Le XVIIe siècle français fut une période trouble de censure et de liberté. La police des mœurs de l’époque et la doxa religieuse voulurent asseoir, au seuil de ce siècle, un ordre moral et spirituel rigoureux, voire rigoriste, et empêcher le développement de la liberté d’expression née de la Renaissance. C’est ce que nous montre Michel Jeanneret dans son ouvrage, qui éclaire, dans une longue préface très instructive et un choix de 175 poèmes, une face cachée de notre histoire littéraire.
Les poètes de la Renaissance avaient exploré le terrain de l’amour et du plaisir avec une grâce et un charme infinis, Ronsard étant peut-être le premier d’entre eux, qui confessait :
Vivre sans volupté c’est vivre sous la terre.
Notre ardent poète écrira même des vers singulièrement lestes, tels ceux de son recueil Folastries qui met en scène un berger, Jacquet, et une bergère, Robine, s’unissant charnellement en pleine nature : « Je te pri’, Jacquet, chouze moy /Et mets la quille que je voy/ Dedans le rond de ma fossette/ […] Ô amourettes doucelettes ! »
« L’incantation lyrique transforme l’événement trivial en bonheur poétique [pour parvenir] par l’enchantement de la langue à une grâce et une humanité sans pareilles » (Michel Jeanneret).
Mais la poésie érotique et hédoniste du XVIe allait bientôt faire place, des années 1600 à 1620, à un basculement et une expression de l’amour et du sexe bien plus drue et crue, loin de la tendresse et même de la gaillardise de la Renaissance. Face à un pouvoir royal et ecclésiastique de plus en plus autoritaire et censeur « s’oppose alors celui des mots, qui peuvent toujours rêver de s’ériger en contre-pouvoir » (M. J.).

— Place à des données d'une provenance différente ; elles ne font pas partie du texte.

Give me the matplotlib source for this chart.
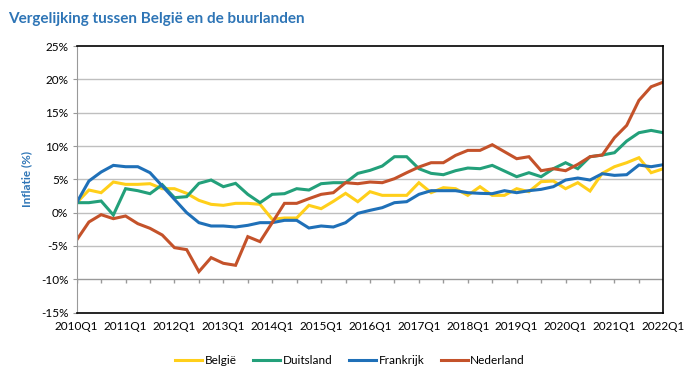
import numpy as np
import matplotlib.pyplot as plt

# kwartalen 2010Q1 .. 2022Q1
kwartalen = [f"{j}Q{q}" for j in range(2010, 2023) for q in range(1, 5)][:49]

belgie = [1.5, 3.4, 3.0, 4.6, 4.25, 4.25, 4.35, 3.6, 3.6, 2.9, 1.85, 1.25, 1.1, 1.4, 1.4, 1.25,
          -1.0, -0.8, -0.8, 1.1, 0.6, 1.7, 2.9, 1.65, 3.15, 2.6, 2.6, 2.6, 4.5, 3.0, 3.75, 3.6,
          2.6, 3.9, 2.6, 2.6, 3.6, 3.15, 4.65, 4.75, 3.6, 4.5, 3.25, 5.9, 6.9, 7.5, 8.25, 6.0, 6.6]
duitsland = [1.5, 1.5, 1.75, -0.35, 3.6, 3.3, 2.85, 4.2, 2.25, 2.4, 4.4, 4.9, 3.9, 4.4, 2.75, 1.5,
             2.75, 2.85, 3.6, 3.4, 4.35, 4.5, 4.5, 5.9, 6.35, 7.0, 8.4, 8.4, 6.6, 5.9, 5.7, 6.3,
             6.7, 6.6, 7.1, 6.25, 5.4, 6.0, 5.4, 6.6, 7.5, 6.6, 8.4, 8.65, 9.0, 10.75, 12.0, 12.35, 12.0]
frankrijk = [1.5, 4.75, 6.1, 7.1, 6.9, 6.9, 6.0, 4.0, 2.0, 0.0, -1.5, -2.0, -2.0, -2.15, -1.9, -1.5,
             -1.5, -1.15, -1.15, -2.3, -2.0, -2.15, -1.5, -0.1, 0.35, 0.75, 1.5, 1.65, 2.75, 3.3, 3.3, 3.3,
             3.0, 2.9, 2.85, 3.3, 3.0, 3.3, 3.5, 3.9, 4.9, 5.2, 4.9, 5.85, 5.6, 5.7, 7.15, 6.9, 7.2]
nederland = [-4.1, -1.4, -0.3, -0.9, -0.5, -1.65, -2.35, -3.35, -5.25, -5.55, -8.85, -6.75, -7.6, -7.9, -3.6, -4.35,
             -1.5, 1.4, 1.4, 2.1, 2.75, 3.0, 4.5, 4.35, 4.6, 4.5, 5.1, 6.0, 6.85, 7.5, 7.5, 8.6,
             9.35, 9.35, 10.2, 9.15, 8.1, 8.4, 6.3, 6.6, 6.3, 7.25, 8.4, 8.65, 11.25, 13.1, 16.85, 18.9, 19.6]

reeksen = {"België": belgie, "Duitsland": duitsland, "Frankrijk": frankrijk, "Nederland": nederland}
kleuren = {"België": "#FFCF1A", "Duitsland": "#23A07A", "Frankrijk": "#1F70B8", "Nederland": "#C4522A"}

plt.rcParams['font.family'] = ['Lato', 'DejaVu Sans']

fig = plt.figure(figsize=(6.99, 3.78), dpi=100)
ax = fig.add_axes([0.1097, 0.173, 0.8393, 0.705])

x = np.arange(len(kwartalen))
for naam, waarden in reeksen.items():
    ax.plot(x, waarden, color=kleuren[naam], lw=2.2, label=naam, solid_joinstyle='miter')

ax.set_xlim(0, len(kwartalen) - 1)
ax.set_ylim(-15, 25)

# rasterlijnen
for v in range(-5, 25, 5):
    ax.axhline(v, color="#BFBFBF", lw=1, zorder=0)
# horizontale as op -10%
ax.axhline(-10, color="#999999", lw=1, zorder=0)
ax.vlines(x[::2], -10.6, -10, color="#999999", lw=1)

ax.set_xticks(x[::4])
ax.set_xticklabels(kwartalen[::4], fontsize=8.5)
ax.tick_params(axis='x', length=0, pad=6)
ax.set_yticks(range(-15, 30, 5))
ax.set_yticklabels([f"{v}%" for v in range(-15, 30, 5)], fontsize=8.5)
ax.tick_params(axis='y', length=3, color="#999999", pad=3)

for s in ['top', 'right', 'bottom']:
    ax.spines[s].set_color('black')
    ax.spines[s].set_linewidth(1.2)
ax.spines['left'].set_color('#999999')

ax.set_ylabel("Inflatie (%)", color="#2E75B6", fontweight='bold', fontsize=8.5, labelpad=6)

fig.text(0.012, 0.95, "Vergelijking tussen België en de buurlanden", color="#2E75B6",
         fontweight='bold', fontsize=11, va='center')

ax.legend(loc='upper center', bbox_to_anchor=(0.466, -0.12), ncol=4, frameon=False,
          fontsize=8.5, handlelength=2.3, columnspacing=1.4, handletextpad=0.2)

fig.savefig("out.png", dpi=100)
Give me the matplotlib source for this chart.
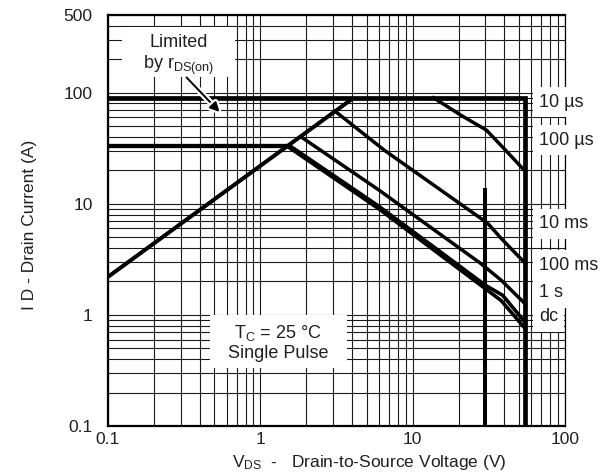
import matplotlib
matplotlib.use("Agg")
import matplotlib.pyplot as plt
import matplotlib.patheffects as pe
from matplotlib.patches import Rectangle
from matplotlib.ticker import FixedLocator, NullFormatter

plt.rcParams["font.family"] = ["Liberation Sans", "DejaVu Sans"]
plt.rcParams["mathtext.fontset"] = "custom"
plt.rcParams["mathtext.rm"] = "Liberation Sans"
plt.rcParams["mathtext.it"] = "Liberation Sans:italic"
plt.rcParams["mathtext.bf"] = "Liberation Sans:bold"

TEXT = "#231f20"

# ---- safe operating area data (V_DS in volts, I_D in amps) ----
# on-resistance limit
rds_v = [0.1, 4.1]
rds_i = [2.2, 90]
# pulsed drain current limit, then breakdown voltage limit
idm_v = [0.1, 55, 55]
idm_i = [90, 90, 0.1]
# continuous drain current limit
idc_v = [0.1, 1.5]
idc_i = [33, 33]
# 30 V marker
mark_v = [30, 30]
mark_i = [14, 0.1]

us100_v = [13.7, 21, 30.5, 42, 55]
us100_i = [90, 62, 46, 29, 19.5]
ms10_v = [3.1, 6.5, 31, 38, 55]
ms10_i = [68, 30.4, 6.7, 4.9, 2.9]
ms100_v = [1.85, 6.0, 28, 38, 55]
ms100_i = [40, 13.3, 2.9, 2.06, 1.25]
s1_v = [1.55, 6.0, 30, 39, 55]
s1_i = [33.5, 9.5, 1.85, 1.5, 0.85]
dc_v = [1.5, 6.0, 30, 38, 55]
dc_i = [33, 9.0, 1.72, 1.35, 0.75]

curve_labels = ["10 µs", "100 µs", "10 ms", "100 ms", "1 s", "dc"]
curve_label_i = [82, 37.4, 6.6, 2.8, 1.58, 0.96]

x_ticks = [0.1, 1, 10, 100]
x_ticklabels = ["0.1", "1", "10", "100"]
y_ticks = [0.1, 1, 10, 100, 500]
y_ticklabels = ["0.1", "1", "10", "100", "500"]

fig = plt.figure(figsize=(6.09, 4.76), dpi=100)
ax = fig.add_axes([108 / 609, 1 - 426 / 476, 457 / 609, 411 / 476])
ax.set_xscale("log")
ax.set_yscale("log")
ax.set_xlim(0.1, 100)
ax.set_ylim(0.1, 500)

# grid: decades plus 2..9 subdivisions
minor_x = [m * 10.0 ** e for e in range(-1, 2) for m in range(2, 10)]
minor_y = [m * 10.0 ** e for e in range(-1, 3) for m in range(2, 10) if m * 10.0 ** e < 500]
ax.xaxis.set_major_locator(FixedLocator(x_ticks))
ax.yaxis.set_major_locator(FixedLocator(y_ticks))
ax.xaxis.set_minor_locator(FixedLocator(minor_x))
ax.yaxis.set_minor_locator(FixedLocator(minor_y))
ax.xaxis.set_minor_formatter(NullFormatter())
ax.yaxis.set_minor_formatter(NullFormatter())
ax.set_xticklabels(x_ticklabels)
ax.set_yticklabels(y_ticklabels)
ax.set_axisbelow(True)
ax.grid(which="both", color="#1a1a1a", lw=0.8)
ax.tick_params(which="both", length=0, labelsize=12.5, colors=TEXT)
ax.tick_params(axis="x", pad=4)
ax.tick_params(axis="y", pad=11)
for side in ["left", "bottom", "top"]:
    ax.spines[side].set_linewidth(1.6)
ax.spines["right"].set_linewidth(0.9)

K = "black"
ax.plot(rds_v, rds_i, color=K, lw=2.9, solid_capstyle="butt")
ax.plot(idm_v, idm_i, color=K, lw=3.4, solid_joinstyle="miter")
ax.plot(idc_v, idc_i, color=K, lw=3.1, solid_capstyle="butt")
ax.plot(mark_v, mark_i, color=K, lw=2.9, solid_capstyle="butt")
ax.plot(us100_v, us100_i, color=K, lw=2.5)
ax.plot(ms10_v, ms10_i, color=K, lw=2.5)
ax.plot(ms100_v, ms100_i, color=K, lw=2.5)
ax.plot(s1_v, s1_i, color=K, lw=2.6)
ax.plot(dc_v, dc_i, color=K, lw=2.6)

# white band behind the curve labels, then the labels
for txt, yi in zip(curve_labels, curve_label_i):
    ax.text(67.5, yi, txt, fontsize=13, color=TEXT, ha="left", va="center",
            zorder=6,
            bbox=dict(facecolor="white", edgecolor="none", boxstyle="square,pad=0.35"))

# "Limited by rDS(on)" note with arrow
ax.add_patch(Rectangle((0.031, 0.849), 0.247, 0.122, transform=ax.transAxes,
                       facecolor="white", edgecolor="none", zorder=3))
ax.text(0.154, 0.934, "Limited", transform=ax.transAxes, ha="center", va="center",
        fontsize=13, color=TEXT, zorder=4)
ax.text(0.154, 0.878, r"by r$_{\mathrm{DS(on)}}$", transform=ax.transAxes,
        ha="center", va="center", fontsize=13, color=TEXT, zorder=4)
ax.annotate("", xy=(0.54, 67), xytext=(0.328, 137),
            arrowprops=dict(arrowstyle="-|>", color="black", lw=1.4,
                            mutation_scale=14, shrinkA=0, shrinkB=0,
                            path_effects=[pe.withStroke(linewidth=4.5, foreground="white")]),
            zorder=5)

# test condition note
ax.add_patch(Rectangle((0.223, 0.141), 0.30, 0.129, transform=ax.transAxes,
                       facecolor="white", edgecolor="none", zorder=3))
ax.text(0.372, 0.226, r"T$_{\mathrm{C}}$ = 25 °C", transform=ax.transAxes,
        ha="center", va="center", fontsize=13, color=TEXT, zorder=4)
ax.text(0.372, 0.177, "Single Pulse", transform=ax.transAxes,
        ha="center", va="center", fontsize=13, color=TEXT, zorder=4)

fig.text(369 / 609, 1 - 462 / 476,
         r"V$_{\mathrm{DS}}$  -   Drain-to-Source Voltage (V)",
         ha="center", va="center", fontsize=12.5, color=TEXT)
fig.text(30 / 609, 1 - 225 / 476, "I D - Drain Current (A)", rotation=90,
         ha="center", va="center", fontsize=12.5, color=TEXT)

fig.savefig("out.png", dpi=100)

La sensualité va verser dans un libertinage et une hardiesse sans précédent, voire une véritable pornographie, venant « des voix rebelles qui proclament les droits du corps et la force du désir » (M. J.). L’élan libertin, allant jusqu’à versifier sur la sodomie, l’onanisme et la bestialité, touchera vite au blasphème, dont ne se privera pas Claude de Chouvigny, l’un des plus impies d’entre tous selon Michel Jeanneret :
Il nous faut gagner Paradis/ Nous y foutrons chacun un ange/ Dont le cul sent la fleur d’orange.
Et ces mots-là ne sont pas même parmi les plus provocateurs de l’écrivain…
« La jouissance physique est d’autant plus grande qu’elle s’accompagne du plaisir de transgresser l’interdit majeur aux yeux des […] contemporains de la Contre-Réforme, s’en donnant à cœur joie pour avilir volontairement les valeurs religieuses » (Bruno Roche, Le rire des libertins dans la première moitié du XVIIè siècle, H. Champion, 2011).
Le succès et la diffusion de plus en plus large des livres libertins vont conduire la justice civile, et plus seulement l’Église, à intenter des procès. Le poète Théophile de Viau, en 1623, sera condamné à mort pour s’être commis dans l’ouvrage collectif Le Parnasse des poètes satyriques en 1622.
Viendra plus tard celui de Claude Le Petit, condamné pareillement (et brûlé sur le bûcher à 23 ans) pour avoir écrit « Le Bordel des muses ou les neuf pucelles putains ». Et au milieu du siècle, avant même l’avènement de Louis XIV, la censure finit par triompher, marquant le début d’une « ère de glaciation » (M.J.). Le plaisir de la chair est honni par le clergé qui enseigne l’horreur du sexe et du corps, les mœurs sont surveillées, y compris celles des couples légitimes. La sexualité, désormais, n’exposera plus seulement aux rigueurs de la Justice, mais aussi aux tourments… de la névrose !
La muse lascive : anthologie de la poésie érotique et pornographique française (1560-1660) par Michel Jeanneret, éditions Corti, 2007, 384 pages, ISBN 978-2-7143-0942-6, prix 22 euros.